Mrs Fellows visited South Wishaw Parish Church last Friday.
She said: "I had a very interesting and informative time at the New Life Recovery Hub.
"I also met with caseworkers from Street Connect who work closely with local people affected by drug and alcohol addiction.
"Their work is driven by their Christian faith and they have had some remarkable successes with people they have worked with in Glasgow.
"I was shown round the centre in Wishaw and was really impressed by the facilities on offer and the fact that in a very short time they have been able to make a difference to those who need their help."
Church member Gillian Davie is a volunteer at Wishaw Community Food Bank which opened in April 2021.
It supports people who walk in off the street and those referred by agencies like Citizens Advice and the Scottish Welfare Fund.
Mrs Davie said: "People choose what non-perishable items they want and we have teamed up with a charity called Basics which provide vouchers for fresh food.
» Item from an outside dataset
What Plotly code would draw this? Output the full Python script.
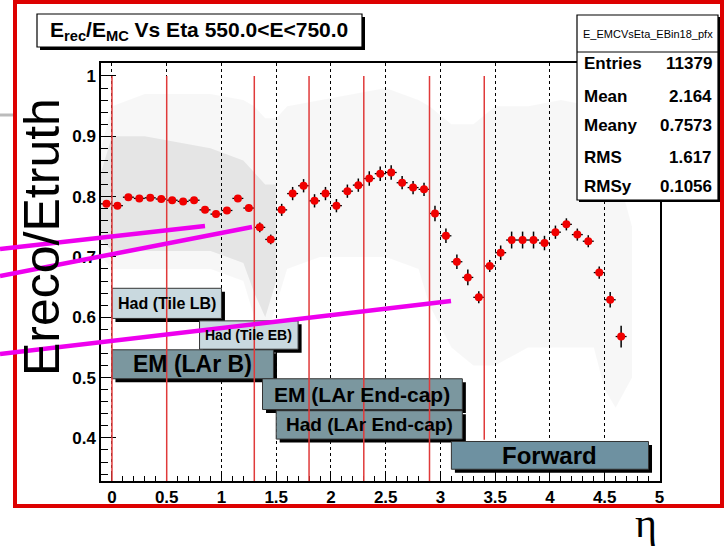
import plotly.graph_objects as go

# ---- profile of E_rec/E_MC versus eta (550 < E < 750 GeV) ----
eta_centers = [-0.05, 0.05, 0.15, 0.25, 0.35, 0.45, 0.55, 0.65, 0.75, 0.85,
               0.95, 1.05, 1.15, 1.25, 1.35, 1.45, 1.55, 1.65, 1.75, 1.85,
               1.95, 2.05, 2.15, 2.25, 2.35, 2.45, 2.55, 2.65, 2.75, 2.85,
               2.95, 3.05, 3.15, 3.25, 3.35, 3.45, 3.55, 3.65, 3.75, 3.85,
               3.95, 4.05, 4.15, 4.25, 4.35, 4.45, 4.55, 4.65]
response = [0.788, 0.785, 0.799, 0.797, 0.798, 0.796, 0.794, 0.792, 0.794, 0.778,
            0.771, 0.777, 0.797, 0.781, 0.749, 0.729, 0.778, 0.805, 0.818, 0.793,
            0.805, 0.785, 0.809, 0.819, 0.830, 0.838, 0.840, 0.823, 0.815, 0.812,
            0.772, 0.735, 0.692, 0.666, 0.633, 0.685, 0.707, 0.728, 0.728, 0.728,
            0.723, 0.741, 0.754, 0.737, 0.726, 0.674, 0.629, 0.568]
response_err = [0.005, 0.005, 0.005, 0.005, 0.005, 0.005, 0.005, 0.005, 0.005, 0.005,
                0.005, 0.005, 0.005, 0.006, 0.008, 0.008, 0.010, 0.011, 0.011, 0.011,
                0.011, 0.011, 0.011, 0.011, 0.012, 0.012, 0.012, 0.011, 0.011, 0.011,
                0.013, 0.012, 0.012, 0.013, 0.010, 0.010, 0.012, 0.014, 0.014, 0.014,
                0.012, 0.011, 0.010, 0.010, 0.010, 0.010, 0.013, 0.018]
bin_half_width = 0.05

# ---- spread of the individual entries (outer extent and dense core) ----
cloud_eta = [-0.1, 0.0, 0.3, 0.6, 0.9, 1.2, 1.3, 1.4, 1.5, 1.6, 1.9, 2.2, 2.5,
             2.8, 2.9, 3.1, 3.3, 3.5, 3.8, 4.1, 4.4, 4.5, 4.6, 4.75]
cloud_lo = [0.70, 0.68, 0.68, 0.68, 0.68, 0.66, 0.60, 0.56, 0.62, 0.68, 0.70, 0.70, 0.70,
            0.68, 0.62, 0.55, 0.52, 0.52, 0.55, 0.55, 0.55, 0.48, 0.45, 0.50]
cloud_hi = [0.88, 0.95, 0.97, 0.97, 0.97, 0.96, 0.95, 0.93, 0.93, 0.95, 0.96, 0.97, 0.98,
            0.96, 0.95, 0.92, 0.92, 0.95, 0.95, 0.96, 0.95, 0.92, 0.85, 0.75]
core_eta = [-0.1, 0.0, 0.3, 0.6, 0.9, 1.2, 1.3, 1.4, 1.5]
core_lo = [0.73, 0.71, 0.71, 0.71, 0.71, 0.69, 0.64, 0.60, 0.66]
core_hi = [0.84, 0.90, 0.90, 0.89, 0.88, 0.86, 0.84, 0.82, 0.82]

# ---- detector regions ----
region_labels = ["Had (Tile LB)", "Had (Tile EB)", "EM (LAr B)",
                 "EM (LAr End-cap)", "Had (LAr End-cap)", "Forward"]
region_eta_min = [0.0, 0.8, 0.0, 1.375, 1.5, 3.1]
region_eta_max = [1.0, 1.7, 1.475, 3.2, 3.2, 4.9]
region_y_lo = [0.598, 0.547, 0.498, 0.447, 0.398, 0.348]
region_y_hi = [0.648, 0.594, 0.546, 0.498, 0.445, 0.394]
region_fill = ["#c9d9df", "#c9d9df", "#7b979f", "#7b979f", "#7b979f", "#6e91a1"]
region_font = [16, 14, 23, 21, 19, 24]

# ---- calorimeter boundaries ----
boundary_eta = [0.0, 0.5, 1.3, 1.8, 2.3, 2.9, 3.4]
boundary_bottom = [0.3285, 0.3285, 0.3285, 0.3285, 0.3285, 0.3285, 0.397]

# ---- statistics box ----
stat_names = ["Entries", "Mean", "Meany", "RMS", "RMSy"]
stat_values = ["11379", "2.164", "0.7573", "1.617", "0.1056"]

W, H = 725, 551
L, R, T, B = 101, 660, 63, 481
X_RANGE = [-0.1, 5.005]
Y_RANGE = [0.3285, 1.0215]
FONT = "Liberation Sans, Arial"


def px(x):
    return (x - L) / (R - L)


def py(y):
    return (B - y) / (B - T)


def label(x, y, text, size, xanchor="center", family=FONT, ref="paper", angle=0):
    return dict(x=x, y=y, xref=ref, yref=ref, text=text, showarrow=False,
                xanchor=xanchor, yanchor="middle", textangle=angle,
                font=dict(family=family, size=size, color="black"))


fig = go.Figure()

fig.add_trace(go.Scatter(
    x=cloud_eta + cloud_eta[::-1], y=cloud_hi + cloud_lo[::-1],
    fill="toself", fillcolor="rgba(0,0,0,0.03)", line=dict(width=0),
    mode="lines", hoverinfo="skip", showlegend=False))
fig.add_trace(go.Scatter(
    x=core_eta + core_eta[::-1], y=core_hi + core_lo[::-1],
    fill="toself", fillcolor="rgba(0,0,0,0.07)", line=dict(width=0),
    mode="lines", hoverinfo="skip", showlegend=False))

fig.add_trace(go.Scatter(
    x=eta_centers, y=response, mode="markers",
    marker=dict(symbol="circle", size=8, color="#f00000"),
    error_y=dict(type="data", array=response_err, color="black", thickness=1.5, width=0),
    error_x=dict(type="constant", value=bin_half_width, color="black", thickness=1.3, width=0),
    showlegend=False))

shapes = []
ann = []

# region boxes with drop shadow
dx, dy = 0.032, 0.0058
for lab, e0, e1, y0, y1, fc, fs in zip(region_labels, region_eta_min, region_eta_max,
                                       region_y_lo, region_y_hi, region_fill, region_font):
    shapes.append(dict(type="rect", xref="x", yref="y", x0=e0 + dx, x1=e1 + dx,
                       y0=y0 - dy, y1=y1 - dy, fillcolor="black",
                       line=dict(width=0), layer="above"))
    shapes.append(dict(type="rect", xref="x", yref="y", x0=e0, x1=e1, y0=y0, y1=y1,
                       fillcolor=fc, line=dict(color="#333333", width=1), layer="above"))
    ann.append(label((e0 + e1) / 2, (y0 + y1) / 2, "<b>%s</b>" % lab, fs, ref="x"))
    ann[-1]["yref"] = "y"

# boundary lines
for e, yb in zip(boundary_eta, boundary_bottom):
    shapes.append(dict(type="line", xref="x", yref="y", x0=e, x1=e, y0=yb, y1=1.0,
                       line=dict(color="#e03a3a", width=1.5), layer="above"))

# title box
shapes.append(dict(type="rect", xref="paper", yref="paper",
                   x0=px(40), x1=px(365), y0=py(50), y1=py(17),
                   fillcolor="black", line=dict(width=0)))
shapes.append(dict(type="rect", xref="paper", yref="paper",
                   x0=px(37), x1=px(362), y0=py(47), y1=py(14),
                   fillcolor="white", line=dict(color="black", width=1.2)))
ann.append(label(px(199), py(31),
                 "<b>E<sub>rec</sub>/E<sub>MC</sub> Vs Eta 550.0&lt;E&lt;750.0</b>", 21))

# statistics box
shapes.append(dict(type="rect", xref="paper", yref="paper",
                   x0=px(579), x1=px(720), y0=py(202), y1=py(17),
                   fillcolor="black", line=dict(width=0)))
shapes.append(dict(type="rect", xref="paper", yref="paper",
                   x0=px(577), x1=px(718), y0=py(200), y1=py(15),
                   fillcolor="white", line=dict(color="black", width=1.2)))
shapes.append(dict(type="line", xref="paper", yref="paper",
                   x0=px(577), x1=px(718), y0=py(52), y1=py(52),
                   line=dict(color="black", width=1)))
ann.append(label(px(647.5), py(34), "E_EMCVsEta_EBin18_pfx", 11))
row_y = [63, 96, 126, 157, 186]
for name, val, yy in zip(stat_names, stat_values, row_y):
    ann.append(label(px(582), py(yy), "<b>%s</b>" % name, 17, xanchor="left"))
    ann.append(label(px(714), py(yy), "<b>%s</b>" % val, 17, xanchor="right"))

# outer red frame and small grey rule
shapes.append(dict(type="rect", xref="paper", yref="paper",
                   x0=px(15), x1=px(722), y0=py(506), y1=py(2),
                   line=dict(color="#dd0000", width=4), fillcolor="rgba(0,0,0,0)"))
shapes.append(dict(type="line", xref="paper", yref="paper",
                   x0=px(0), x1=px(13), y0=py(115), y1=py(115),
                   line=dict(color="#bbbbbb", width=3)))

# magenta pointer lines
for (x0, y0, x1, y1) in [(0, 249, 205, 226), (0, 276, 252, 227), (0, 354, 451, 301)]:
    shapes.append(dict(type="line", xref="paper", yref="paper",
                       x0=px(x0), x1=px(x1), y0=py(y0), y1=py(y1),
                       line=dict(color="#ee00ee", width=4.5)))

# axis titles
ann.append(label(px(42), py(237), "Ereco/Etruth", 50, angle=-90))
ann.append(label(px(646), py(523), "η", 42, family="Liberation Serif, Times New Roman"))

tick_font = dict(family=FONT, size=17, color="black")
fig.update_layout(
    width=W, height=H, autosize=False,
    margin=dict(l=L, r=W - R, t=T, b=H - B, pad=0),
    paper_bgcolor="white", plot_bgcolor="white",
    shapes=shapes, annotations=ann, showlegend=False,
    xaxis=dict(range=X_RANGE, tick0=0, dtick=0.5, ticks="inside", ticklen=9,
               tickcolor="black", tickwidth=1, showline=True, linecolor="black",
               linewidth=1.5, mirror=True, zeroline=False,
               showgrid=True, gridcolor="black", griddash="dot", gridwidth=1,
               tickfont=tick_font, tickprefix="<b>", ticksuffix="</b>",
               minor=dict(dtick=0.1, ticks="inside", ticklen=5, tickcolor="black",
                          showgrid=False)),
    yaxis=dict(range=Y_RANGE, tick0=0, dtick=0.1, ticks="inside", ticklen=15,
               tickcolor="black", tickwidth=1, showline=True, linecolor="black",
               linewidth=1.5, mirror=True, zeroline=False, showgrid=False,
               tickfont=tick_font, tickprefix="<b>", ticksuffix="</b>",
               minor=dict(dtick=0.02, ticks="inside", ticklen=7, tickcolor="black")),
)

fig.write_html("out.html")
"Since we launched we have had near to 1,000 people though the door and demand has increased recently because of the rise in the cost of living.
"You see that when people come through the door they might need the initial food support but there are other things going on in their lives.
"We work closely with the New Life Recovery Hub and have referred people to them and have linked up with Citizens Advice and Aura, a domestic violence charity to ensure people get the support they need."
Wishaw Community Food Bank relies on donations from individuals, community and faith groups and retailers like Tesco, Morrisons, Lidl and Poundland.
Rev Terry Moran said: "All my working life I have had a passion for trying to help people out of circumstances that they have found themselves in, often through no fault of their own.
"I worked in prisons in London with people who had drug problems and concluded that the only way to help them is to bring the light of Christ into their lives because I saw so many of them returning time after time because they got into the same mess.
"As a minister, I want to make a difference, not just to individuals but to a community.
"So that is why we are using a holistic approach, feeding people through the food bank and spiritually through Street Connect, which is a wonderful ministry and we have a fantastic relationship."
The minister said he is very pleased with the impact of the New Life Recovery Hub so far.
"Danny is so gifted with people, he has a huge heart and encourages everyone and lets them know how appreciated and loved they are," he added.
"Marion is such a lovely woman and I was delighted that she has acknowledged the work that the people of South Wishaw Parish Church and Street Connect are doing in the House of Commons.
"It was great that she was able to come and visit the project and I am pleased that she recognises that the church has a heart for the community and wants to support everyone involved."